As you rightly point out, there is no real difference between $R[u_1, \ldots, u_n]$ and $R[z_1, \ldots, z_n]$ aside from how we've named the variables. But that does not mean $R[u_1, \ldots, u_n] = R[s_1, \ldots, s_n]$! We've simply shown that $R[u_1, \ldots, u_n]$ is isomorphic to a proper subring of itself. This may seem strange at first, but you probably have no problem with the analogous fact that $\mathbb{Z}$ and $2\mathbb{Z}$ are isomorphic as groups even though $2 \mathbb{Z} \subsetneq \mathbb{Z}$.

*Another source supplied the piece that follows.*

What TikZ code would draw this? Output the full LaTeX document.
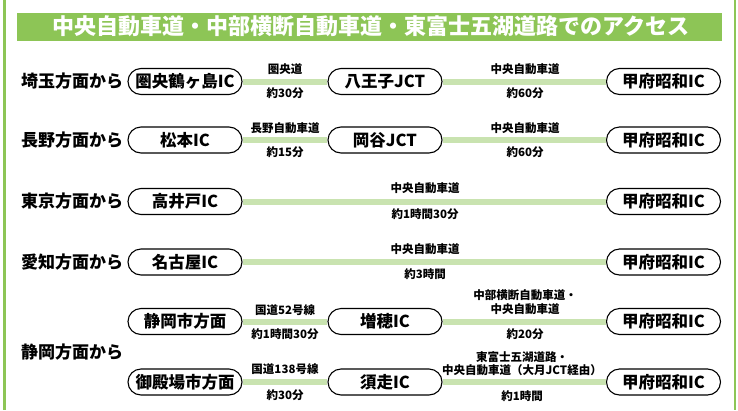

The fact that the ring of symmetric polynomials is isomorphic to a polynomial ring is quite special, though. For example, consider the polynomial ring $R[x,y]$ in $2$ variables and define the action of the cyclic group $C_2 = \{\pm 1\}$ on $R[x,y]$ by $(-1) \star f(x,y) = f(-x,-y)$. Then the ring of invariants $R[x,y]^{C_2}$ is generated by $x^2, xy,$ and $y^2$. As I mentioned in my comment, this situation is different since these invariants do have nontrivial polynomial relations, namely $x^2 \cdot y^2 - (xy)^2 = 0$. In this case the map
\begin{align*}
\psi: R[z_1, z_2, z_3] &\mapsto R[x^2, xy, y^2]\\
z_1, z_2, z_3 &\mapsto x^2, xy, y^2
\end{align*}
has kernel $z_1 z_3 - z_2^2$, so
$$
R[x,y]^{C_2} = R[x^2, xy, y^2] \cong \frac{R[z_1, z_2, z_3]}{(z_1 z_3 - z_2^2)} \, .
$$
This is a glimpse into invariant theory. If you'd like to see more, chapter 7 of Cox, Little, and O'Shea's Ideals, Varieties, and Algorithms gives a nice introduction to the invariant theory of finite groups.